解决TensorFlow.python.framework.errors超时问题方法

发布时间：2023-12-28 23:32:50

在TensorFlow中，当进行大规模计算或者训练较复杂的模型时，可能会遇到超时问题。超时问题一般是由于计算量过大或者计算时间过长导致的。下面是解决TensorFlow.python.framework.errors超时问题的几种方法。

1. 增加计算资源：

- 使用GPU加速：TensorFlow支持使用GPU进行计算，可以加速计算过程。使用GPU进行计算可以通过设置tf.config.experimental.set_visible_devices来选择可见设备，并通过设置tf.config.experimental.set_memory_growth来控制内存的使用。

   # 设置可见的GPU设备
   physical_devices = tf.config.list_physical_devices('GPU')
   tf.config.experimental.set_visible_devices(physical_devices[0], 'GPU')

   # 动态分配内存
   tf.config.experimental.set_memory_growth(physical_devices[0], True)

- 横向扩展：如果计算资源仍然不够，可以考虑使用多台机器进行分布式计算，使用tf.distribute.Strategy实现分布式训练。例如，可以使用MirroredStrategy将模型复制到多个设备上进行计算。

   strategy = tf.distribute.MirroredStrategy()
   with strategy.scope():
       # 定义模型
       model = ...
       # 编译模型
       model.compile(...)
       # 训练模型
       model.fit(...)

2. 提前停止训练：

- 使用Early Stopping：当模型的性能在一段时间内不再改善时，可以在训练过程中提前停止训练，以节省计算时间。使用tf.keras.callbacks.EarlyStopping可以设置当模型性能没有改善时停止训练。
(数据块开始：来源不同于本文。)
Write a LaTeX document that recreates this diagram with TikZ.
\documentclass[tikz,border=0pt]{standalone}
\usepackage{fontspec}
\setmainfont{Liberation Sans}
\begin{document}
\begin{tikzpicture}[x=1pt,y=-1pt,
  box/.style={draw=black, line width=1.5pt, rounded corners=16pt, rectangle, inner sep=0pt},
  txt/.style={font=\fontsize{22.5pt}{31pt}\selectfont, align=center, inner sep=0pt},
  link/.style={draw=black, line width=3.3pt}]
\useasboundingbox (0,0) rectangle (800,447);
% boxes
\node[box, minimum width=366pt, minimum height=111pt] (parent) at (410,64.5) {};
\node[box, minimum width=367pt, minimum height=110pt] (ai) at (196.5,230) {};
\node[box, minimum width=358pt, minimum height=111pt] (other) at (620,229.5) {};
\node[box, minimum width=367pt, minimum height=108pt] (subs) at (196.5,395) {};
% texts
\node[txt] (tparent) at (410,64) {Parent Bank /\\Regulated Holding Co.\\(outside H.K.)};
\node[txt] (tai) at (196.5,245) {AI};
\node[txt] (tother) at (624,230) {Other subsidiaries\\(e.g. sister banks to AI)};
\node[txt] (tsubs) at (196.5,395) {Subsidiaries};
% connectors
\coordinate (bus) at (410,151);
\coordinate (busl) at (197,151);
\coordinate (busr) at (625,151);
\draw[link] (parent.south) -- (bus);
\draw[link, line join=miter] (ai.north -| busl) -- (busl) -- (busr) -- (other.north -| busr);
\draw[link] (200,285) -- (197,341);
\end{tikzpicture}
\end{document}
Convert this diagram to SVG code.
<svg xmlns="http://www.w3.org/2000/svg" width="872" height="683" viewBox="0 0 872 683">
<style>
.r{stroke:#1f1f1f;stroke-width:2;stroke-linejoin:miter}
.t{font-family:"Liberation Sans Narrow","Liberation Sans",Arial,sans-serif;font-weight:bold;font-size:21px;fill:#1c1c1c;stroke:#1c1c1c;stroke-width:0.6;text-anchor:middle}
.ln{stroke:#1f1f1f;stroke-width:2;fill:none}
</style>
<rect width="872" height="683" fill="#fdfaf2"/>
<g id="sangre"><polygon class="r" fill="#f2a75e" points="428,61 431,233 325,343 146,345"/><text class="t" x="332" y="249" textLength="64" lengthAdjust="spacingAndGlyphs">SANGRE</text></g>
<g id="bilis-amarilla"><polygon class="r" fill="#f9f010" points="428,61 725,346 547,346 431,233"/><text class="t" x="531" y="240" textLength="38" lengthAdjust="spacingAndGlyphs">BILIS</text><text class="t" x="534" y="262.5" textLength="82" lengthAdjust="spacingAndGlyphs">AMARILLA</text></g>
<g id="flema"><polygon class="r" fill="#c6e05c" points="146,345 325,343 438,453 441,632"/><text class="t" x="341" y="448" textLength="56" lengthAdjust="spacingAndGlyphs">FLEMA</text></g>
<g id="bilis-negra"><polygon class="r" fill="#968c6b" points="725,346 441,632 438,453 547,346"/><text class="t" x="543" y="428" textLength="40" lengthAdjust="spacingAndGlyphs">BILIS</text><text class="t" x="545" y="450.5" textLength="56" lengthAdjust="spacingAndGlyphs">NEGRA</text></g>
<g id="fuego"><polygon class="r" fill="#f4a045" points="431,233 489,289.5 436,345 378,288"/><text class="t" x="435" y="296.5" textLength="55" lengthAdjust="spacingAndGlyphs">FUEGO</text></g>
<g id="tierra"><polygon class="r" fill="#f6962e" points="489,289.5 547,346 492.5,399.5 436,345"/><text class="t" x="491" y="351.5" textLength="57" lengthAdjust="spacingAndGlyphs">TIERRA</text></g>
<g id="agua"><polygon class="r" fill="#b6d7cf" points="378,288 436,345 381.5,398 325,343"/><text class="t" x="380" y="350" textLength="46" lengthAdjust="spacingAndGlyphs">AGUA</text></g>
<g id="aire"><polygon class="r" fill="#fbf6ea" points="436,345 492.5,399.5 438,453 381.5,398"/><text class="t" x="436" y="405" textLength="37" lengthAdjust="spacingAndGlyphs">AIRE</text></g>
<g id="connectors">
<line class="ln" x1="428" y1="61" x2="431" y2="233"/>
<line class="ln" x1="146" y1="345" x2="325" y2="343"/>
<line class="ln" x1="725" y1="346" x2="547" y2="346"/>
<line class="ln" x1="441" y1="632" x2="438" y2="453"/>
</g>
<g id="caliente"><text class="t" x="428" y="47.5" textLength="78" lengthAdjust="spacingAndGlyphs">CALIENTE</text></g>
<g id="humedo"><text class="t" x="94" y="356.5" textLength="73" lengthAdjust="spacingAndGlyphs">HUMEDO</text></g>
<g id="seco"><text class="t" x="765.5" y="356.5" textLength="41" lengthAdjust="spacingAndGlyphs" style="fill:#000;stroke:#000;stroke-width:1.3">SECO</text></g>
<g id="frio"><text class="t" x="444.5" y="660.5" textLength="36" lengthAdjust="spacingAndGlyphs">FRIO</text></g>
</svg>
   early_stopping_callback = tf.keras.callbacks.EarlyStopping(
       monitor='val_loss', patience=3)
   model.fit(x_train, y_train, callbacks=[early_stopping_callback])

3. 缩小数据集：

- 降低样本数量：如果数据集过大，可以考虑从原始数据集中抽取一部分子集进行训练。可以使用numpy或pandas库来从原始数据集中随机选择一部分样本。

   import numpy as np

   indices = np.random.choice(len(x_train), new_train_size, replace=False)
   x_train_subset = x_train[indices]
   y_train_subset = y_train[indices]

4. 优化模型结构：

- 减小模型大小：通过减少模型参数数量可以减少计算的开销。可以使用一些技术来减小模型的大小，例如使用正则化技术、剪枝等。

- 减小模型的复杂度：通过减小网络深度、减少隐藏层的节点数等方式可以减小模型的复杂度。

综上所述，可以通过增加计算资源、提前停止训练、缩小数据集以及优化模型结构等方法来解决TensorFlow.python.framework.errors超时问题。根据具体情况选择合适的方法来解决超时问题，可以提高TensorFlow的计算效率。